El mes de junio es la promesa de la cosecha nueva.

Si en los primeros meses de la primavera cada día nos sorprende con los nuevos brotes y el crecimiento rápido de los tallos y las hojas, la prisa de todas las plantas que pugnan por henchirse con urgencia, el mes de junio es la plenitud lograda, la manifestación de su expresión máxima.

Las praderas se cubren de hierba nueva y flores de todas las especies, en especial margaritas de botón amarillo y alas blancas. los escaramujales son un derroche de rosas rosadas diminutas, y los trigos se salpican de amapolas rojas que dejan un olor penetrante si las deshojamos entre las manos.

Las parras que había en la parte delantera de muchas casas se cargaban de sarmientos y hojas preparando los racimos nuevos, y las cepas de las viñas recuerdan un mar de hojas verdes entre las que pueden verse los racimos incipientes que algún día de otoño colmarán los cestos y se desangrarán hechos mosto en los lagares.

Ya han brotado los garbanzos puestos a mediados de mayo, y también las patatas sembradas a finales de abril. Las alubias se ponen pasado el peligro de las heladas de mayo que son muy temidas porque echan a perder los tallos verdes y maladan toda la cosecha. En alguna tierra cercana al pueblo solían ponerse unos cuantos surcos de alubias blancas pensando en cogerlas como vainillas por el verano para el gasto de casa.

En los huertos las cebollas y los ajos van poniéndose en su punto, y se recogen hacia la semana de San Juan, conservándose en ristras colgadas del techo para ir consumiendo a lo largo del año. Ya pueden empezar a arrancarse las primeras lechugas sembradas entre febrero y marzo, que seguirán llegando hasta septiembre para ir llevándolas desde la huerta hasta la mesa.

Los árboles frutales no son los más abundantes en nuestros pueblos, pero sí hay ciruelos, manzanos y algunos guindales o cerezos. Pegado a una pared de piedra se levanta un membrillero, seguramente el único membrillero del pueblo, y con los soles de otoño esparce un olor dulce y bueno que puede olerse desde bien lejos.

La primera fruta que llega son los perucos de la última semana de junio, de pequeño tamaño pero muy sabrosos, que los chicos buscábamos como una golosina de las buenas. Los manzanos suelen ir algo más retrasados y no darán las primeras manzanas hasta agosto.
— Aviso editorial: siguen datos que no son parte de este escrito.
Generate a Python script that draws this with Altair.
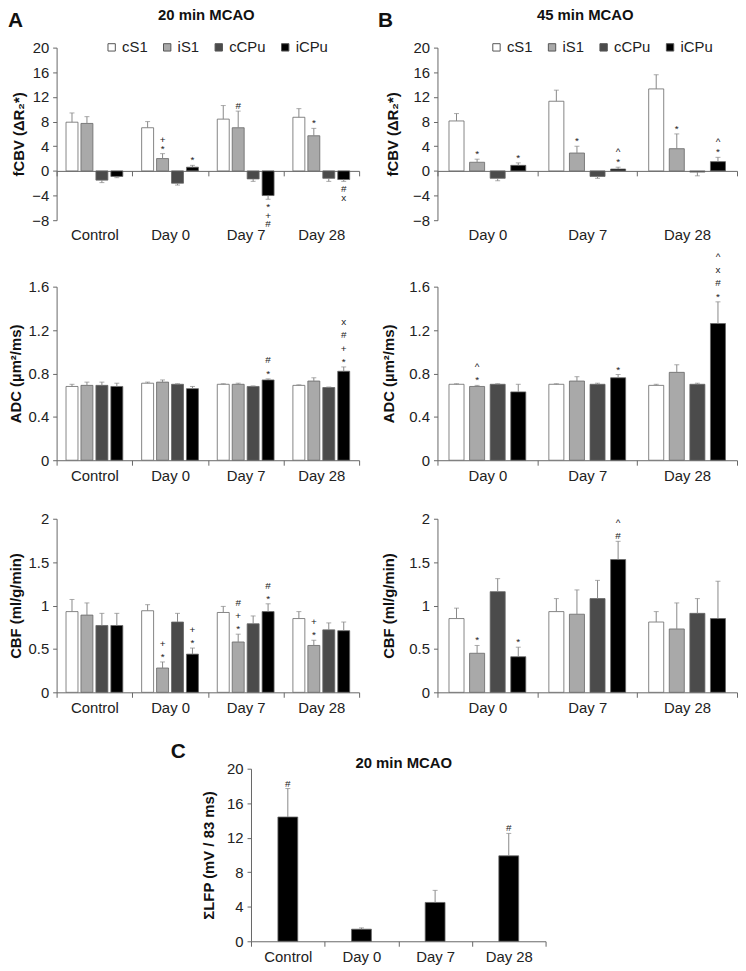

Las reinetas son más bien de invierno, pequeñas y algo deslucidas, pero de un sabor intenso que se recuerda siempre.

A finales de junio se segaba la hierba del prado y la primera mano de las alfalfas, que se dejaba secar y después se metía bajo teja para dar de comer a la yunta y a las ovejas cuando las témporas no dejaban que salieran de careo.

Los cirates de los ríos y los arroyos en junio se cubrían de cenizos, tambarillas y gramas que los que tenían conejos salían a recolectar a media tarde y volvían con brazados de pienso para que comieran verde.

A últimos de mes llegaban cuadrillas de esquiladores y afiladores gallegos, y también los trilleros de Cantalejo con su cargamento de trillos, cribas, horcas y bieldos, y durante unos días se oían los golpes de los martillos reponiendo las piedras de pedernal que se perdían trillando. Estábamos a las puertas del verano.